The company has a core of four to five employees but might call in 10 to 15 movers for big jobs. It also hires from a cadre of electricians, repairmen and computer technicians to disassemble and fix what can be reused.
Besides wanting more work, Mr. Wallace also wants company managers to make less wasteful decisions when they divest.
"It doesn't take much effort to sit back and think about another option," he said. "There are tons of organizations out there doing good work without the funds" to buy computers, desks, phone systems, white boards and other equipment.
"The first corporate downsizing we did was in 2009," he said. "There were thousands of dollars of things that had never even been opened."
"There was a whole roomful of supplies [about which] they said, 'We don't want it, throw it away,' " Ms. Allen said. "It may be garbage to them but to many people it's a blessing to have it."
Their donations to Heaven's Rainbow in Wilkinsburg are allowing the nonprofit to relocate from a church that has provided space for 10 years.
"We don't have the operating funds for furniture and equipment," said Kimberly Burke, who founded Heaven's Rainbow to bolster the lives of young and single mothers. "James is going to provide us carpeting, desks, white boards, computers and servers, doors and windows -- pretty much everything we need to open the doors" at a new location.
Trails Ministries, a behavioral health outreach nonprofit in Beaver Falls, is a partner and beneficiary. It operates a re-entry program for people leaving jail, prison and halfway houses and hopes to give some of them work experience with Mr. Wallace.
"They might have some skills he needs or they can develop job skills," said Rev. Eugene Williams, president and CEO of Trails Ministries. "We will provide a mentor or job coach so that, even if they don't get hired by him, they would at least have work experience and a reference.

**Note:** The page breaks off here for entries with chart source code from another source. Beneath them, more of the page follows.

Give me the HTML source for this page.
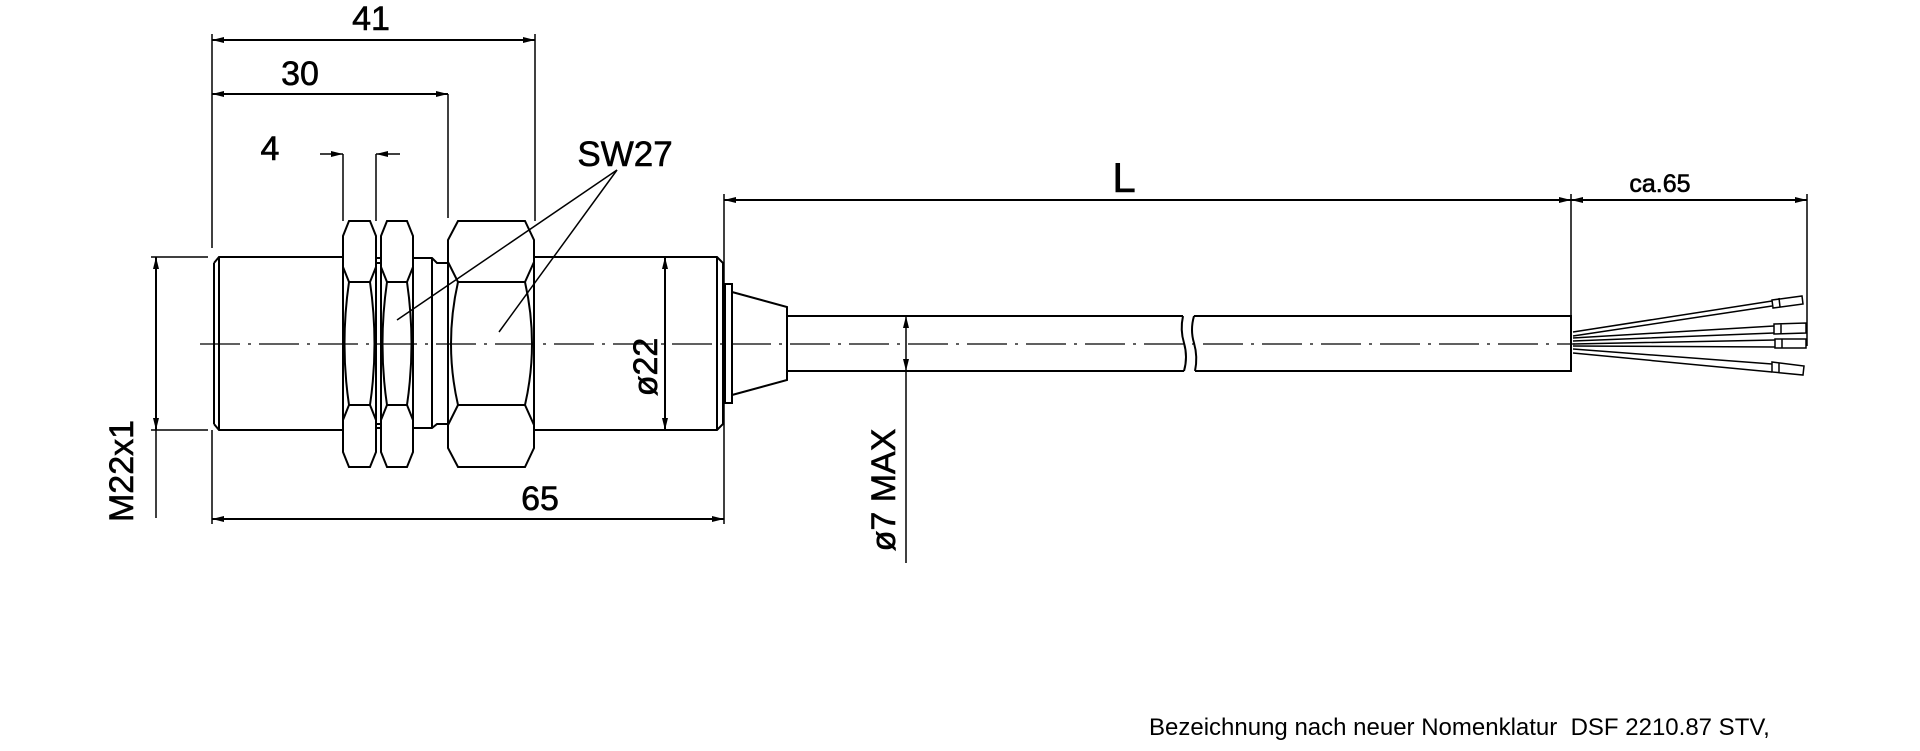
<!DOCTYPE html>
<html><head><meta charset="utf-8"><style>
html,body{margin:0;padding:0;background:#fff;}
svg{display:block;}
text{font-family:"Liberation Sans",sans-serif;fill:#000;}
</style></head><body>
<svg width="1920" height="751" viewBox="0 0 1920 751" xmlns="http://www.w3.org/2000/svg">
<defs>
<marker id="a" viewBox="0 0 12 6" refX="12" refY="3" markerWidth="13" markerHeight="6" orient="auto-start-reverse" markerUnits="userSpaceOnUse"><path d="M0,0 L12,3 L0,6 Z" fill="#000"/></marker>
</defs>
<g stroke="#000" stroke-width="2" fill="none">
<line x1="200" y1="344" x2="1575" y2="344" stroke-width="1.3" stroke-dasharray="40,8,3,8"/>
<line x1="212" y1="40" x2="535" y2="40" marker-start="url(#a)" marker-end="url(#a)"/>
<line x1="212" y1="34" x2="212" y2="248" stroke-width="1.5"/>
<line x1="535" y1="34" x2="535" y2="221" stroke-width="1.5"/>
<line x1="212" y1="94" x2="448" y2="94" marker-start="url(#a)" marker-end="url(#a)"/>
<line x1="448" y1="94" x2="448" y2="218" stroke-width="1.5"/>
<line x1="320" y1="154" x2="343" y2="154" marker-end="url(#a)" stroke-width="1.5"/>
<line x1="400" y1="154" x2="376" y2="154" marker-end="url(#a)" stroke-width="1.5"/>
<line x1="343" y1="154" x2="343" y2="221" stroke-width="1.5"/>
<line x1="376" y1="154" x2="376" y2="221" stroke-width="1.5"/>
<line x1="151" y1="257" x2="208" y2="257" stroke-width="1.5"/>
<line x1="151" y1="430" x2="208" y2="430" stroke-width="1.5"/>
<line x1="156" y1="257" x2="156" y2="430" marker-start="url(#a)" marker-end="url(#a)"/>
<line x1="156" y1="430" x2="156" y2="518" stroke-width="1.5"/>
<path d="M214,263 L219,257 L343,257 M214,424 L219,430 L343,430 M214,263 L214,424 M219,257 L219,430"/>
<path d="M376,258 L381,258 M376,428 L381,428 M413,258 L432,258 L437,263 L448,263 M413,428 L432,428 L437,424 L448,424 M432,258 L432,428 M376,263 L381,263 M376,424 L381,424"/>
<path d="M349,221 L370,221 L376,236 L376,267 L370,282 L349,282 L343,267 L343,236 Z"/>
<path d="M349,405 L370,405 L376,420 L376,452 L370,467 L349,467 L343,452 L343,420 Z"/>
<path d="M349,282 Q340,344 349,405 M370,282 Q379,344 370,405"/>
<line x1="343" y1="236" x2="343" y2="452"/><line x1="376" y1="236" x2="376" y2="452"/>
<path d="M387,221 L407,221 L413,236 L413,267 L407,282 L387,282 L381,267 L381,236 Z"/>
<path d="M387,405 L407,405 L413,420 L413,452 L407,467 L387,467 L381,452 L381,420 Z"/>
<path d="M387,282 Q378,344 387,405 M407,282 Q416,344 407,405"/>
<line x1="381" y1="236" x2="381" y2="452"/><line x1="413" y1="236" x2="413" y2="452"/>
<path d="M458,221 L525,221 L534,240 L534,262 L525,282 L458,282 L448,262 L448,240 Z"/>
<path d="M458,405 L525,405 L534,425 L534,448 L525,467 L458,467 L448,448 L448,425 Z"/>
<path d="M458,282 Q444,344 458,405 M525,282 Q539,344 525,405"/>
<line x1="448" y1="240" x2="448" y2="448"/><line x1="534" y1="240" x2="534" y2="448"/>
<path d="M534,257 L717,257 L723,263 L723,424 L717,430 L534,430 M717,257 L717,430"/>
<line x1="665" y1="257" x2="665" y2="430" marker-start="url(#a)" marker-end="url(#a)"/>
<line x1="617" y1="170" x2="397" y2="320" stroke-width="1.5"/>
<line x1="617" y1="170" x2="499" y2="332" stroke-width="1.5"/>
<rect x="725" y="284" width="7" height="119"/>
<path d="M732,292 L787,307 L787,380 L732,395"/>
<path d="M787,316 L1183,316 M787,371 L1184,371 M1194,316 L1571,316 L1571,371 L1195,371"/>
<path d="M1183,316 Q1180,330 1184,343 Q1188,357 1184,371 M1194,316 Q1190,330 1194,343 Q1198,357 1195,371"/>
<line x1="724" y1="194" x2="724" y2="524" stroke-width="1.5"/>
<line x1="212" y1="430" x2="212" y2="524" stroke-width="1.5"/>
<line x1="212" y1="519" x2="724" y2="519" marker-start="url(#a)" marker-end="url(#a)"/>
<line x1="724" y1="200" x2="1571" y2="200" marker-start="url(#a)" marker-end="url(#a)"/>
<line x1="1571" y1="194" x2="1571" y2="316" stroke-width="1.5"/>
<line x1="1571" y1="200" x2="1807" y2="200" marker-start="url(#a)" marker-end="url(#a)"/>
<line x1="1807" y1="194" x2="1807" y2="346" stroke-width="1.5"/>
<line x1="906" y1="316" x2="906" y2="371" marker-start="url(#a)" marker-end="url(#a)" stroke-width="1.5"/>
<line x1="906" y1="371" x2="906" y2="563" stroke-width="1.5"/>
<g stroke-width="1.5">
<path d="M1573,332 L1772,301 M1573,336 L1772,306"/>
<path d="M1573,338 L1774,326 M1573,341 L1774,333"/>
<path d="M1573,344 L1775,340 M1573,346 L1775,347"/>
<path d="M1573,349 L1772,364 M1573,353 L1772,372"/>
<path d="M1772,300 L1802,296 L1803,304 L1773,308 Z M1779,298 L1780,307"/>
<path d="M1774,324 L1806,323 L1806,333 L1774,334 Z M1781,324 L1781,334"/>
<path d="M1775,339 L1806,339 L1806,348 L1775,348 Z M1782,339 L1782,348"/>
<path d="M1772,362 L1804,366 L1803,375 L1772,372 Z M1779,363 L1779,373"/>
</g>
</g>
<g stroke="#000" stroke-width="0.6">
<text x="371" y="30" font-size="34" text-anchor="middle">41</text>
<text x="300" y="85" font-size="34" text-anchor="middle">30</text>
<text x="270" y="160" font-size="34" text-anchor="middle">4</text>
<text x="625" y="166" font-size="35" text-anchor="middle">SW27</text>
<text x="1124" y="192" font-size="42" text-anchor="middle">L</text>
<text x="1660" y="192" font-size="25" text-anchor="middle">ca.65</text>
<text x="540" y="510" font-size="34" text-anchor="middle">65</text>
<text transform="translate(657,367) rotate(-90)" font-size="34" text-anchor="middle">ø22</text>
<text transform="translate(133,471) rotate(-90)" font-size="34" text-anchor="middle">M22x1</text>
<text transform="translate(895,490) rotate(-90)" font-size="34" text-anchor="middle">ø7 MAX</text>
</g>
<text x="1149" y="735" font-size="24" xml:space="preserve">Bezeichnung nach neuer Nomenklatur  DSF 2210.87 STV,</text>
</svg>
</body></html>
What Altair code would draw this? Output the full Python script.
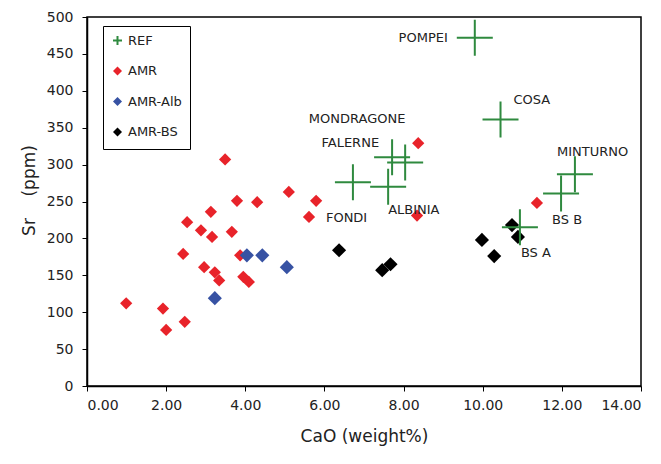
import altair as alt
import pandas as pd

# ---- data ----
ref_labels = ["POMPEI", "COSA", "MONDRAGONE", "FALERNE", "FONDI", "ALBINIA", "MINTURNO", "BS B", "BS A"]
ref_x = [9.80, 10.45, 8.04, 7.71, 6.72, 7.61, 12.33, 11.98, 10.94]
ref_y = [472, 361, 303, 310, 276, 270, 287, 261, 215]

amr_x = [3.49, 5.10, 3.79, 4.30, 5.79, 5.61, 3.13, 2.53, 2.88, 3.16, 3.66, 2.43, 3.87,
         2.96, 3.23, 3.34, 3.95, 4.09, 0.99, 1.92, 2.00, 2.47, 8.37, 8.34, 11.37]
amr_y = [307, 263, 251, 249, 251, 229, 236, 222, 211, 202, 209, 179, 177,
         161, 154, 143, 148, 141, 112, 105, 76, 87, 329, 231, 248]

alb_x = [3.23, 4.04, 4.43, 5.05]
alb_y = [119, 177, 177, 161]

bs_x = [6.37, 7.46, 7.67, 9.98, 10.29, 10.74, 10.89]
bs_y = [184, 157, 165, 198, 176, 218, 202]

groups = ["REF", "AMR", "AMR-Alb", "AMR-BS"]
x_ticks = [0, 2, 4, 6, 8, 10, 12, 14]
y_ticks = list(range(0, 501, 50))

# ---- table ----
rows = []
for x, y in zip(amr_x, amr_y):
    rows.append({"CaO": x, "Sr": y, "group": "AMR", "label": ""})
for x, y in zip(alb_x, alb_y):
    rows.append({"CaO": x, "Sr": y, "group": "AMR-Alb", "label": ""})
for x, y in zip(bs_x, bs_y):
    rows.append({"CaO": x, "Sr": y, "group": "AMR-BS", "label": ""})
for lab, x, y in zip(ref_labels, ref_x, ref_y):
    rows.append({"CaO": x, "Sr": y, "group": "REF", "label": lab})
df = pd.DataFrame(rows)

GREEN = "#2f8a3f"
RED = "#e8232a"
BLUE = "#3752a3"
BLACK = "#000000"
PLUS = "M-1,0L1,0M0,-1L0,1"
FONT = "DejaVu Sans"
NBSP = "\u00a0"

xenc = alt.X("CaO:Q", scale=alt.Scale(domain=[0, 14], nice=False),
             axis=alt.Axis(values=x_ticks, format=".2f", title="CaO (weight%)"))
yenc = alt.Y("Sr:Q", scale=alt.Scale(domain=[0, 500], nice=False),
             axis=alt.Axis(values=y_ticks, title="Sr" + NBSP * 4 + "(ppm)", titleY=173))

legend = alt.Legend(title=None, orient="none", legendX=16, legendY=9,
                    strokeColor="black", fillColor="white", padding=8,
                    rowPadding=13.5, symbolSize=81, symbolStrokeWidth=2,
                    labelFontSize=13, labelFont=FONT, labelColor="#222222",
                    labelOffset=4, cornerRadius=0)

color = alt.Color("group:N", scale=alt.Scale(domain=groups, range=[GREEN, RED, BLUE, BLACK]),
                  legend=legend)
stroke = alt.Stroke("group:N", scale=alt.Scale(domain=groups,
                                               range=[GREEN, "transparent", "transparent", "transparent"]),
                    legend=legend)
shape = alt.Shape("group:N", scale=alt.Scale(domain=groups, range=[PLUS, "diamond", "diamond", "diamond"]),
                  legend=legend)

marker_size = {"AMR": 150, "AMR-Alb": 200, "AMR-BS": 200, "REF": 1296}

layers = []
for g in ["AMR", "AMR-Alb", "AMR-BS", "REF"]:
    layers.append(
        alt.Chart(df).transform_filter(alt.datum.group == g).mark_point(
            filled=True, strokeWidth=2, opacity=1, size=marker_size[g]
        ).encode(x=xenc, y=yenc, color=color, stroke=stroke, shape=shape)
    )

# label placement (style): (dx, dy, align)
label_style = {
    "POMPEI": (-27, 0, "right"),
    "COSA": (13, -20, "left"),
    "MONDRAGONE": (-48, -43, "center"),
    "FALERNE": (-13, -14, "right"),
    "FONDI": (-27, 36, "left"),
    "ALBINIA": (0, 23, "left"),
    "MINTURNO": (-18, -22, "left"),
    "BS B": (-9, 27, "left"),
    "BS A": (1, 26, "left"),
}

for lab in ref_labels:
    dx, dy, al = label_style[lab]
    layers.append(
        alt.Chart(df).transform_filter(alt.datum.label == lab).mark_text(
            dx=dx, dy=dy, align=al, baseline="middle", font=FONT, fontSize=13, color="#222222"
        ).encode(x=xenc, y=yenc, text="label:N")
    )

chart = alt.layer(*layers).properties(
    width=554, height=369,
    padding={"left": 87, "top": 17, "right": 20, "bottom": 78},
    autosize="none",
).configure_view(
    stroke="black", strokeWidth=1.5
).configure_axis(
    grid=False, domainColor="black", domainWidth=1.5, tickColor="black", tickSize=5,
    labelFont=FONT, labelFontSize=14, labelColor="#222222",
    titleFont=FONT, titleFontSize=17, titleFontWeight="normal", titleColor="#222222",
).configure_axisX(
    labelPadding=7, titlePadding=16
).configure_axisY(
    labelPadding=9, titlePadding=8
)

chart.save("out.html", embed_options={"renderer": "svg", "actions": False})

"They've been a great blessing to us with donations of desks, computers, chairs, paper products, staples, paper clips, all sorts of things like that," he said.
The nonprofit gets federal and state money through Beaver County, he said, "but we're not a well-off county; it's always tight."
Rev. Williams said he and Mr. Wallace played basketball together as youth and moved away, "both of us saying we would never end up back here in this country town. I moved back from the East Coast and he moved back from the West Coast, and here we are back home working together."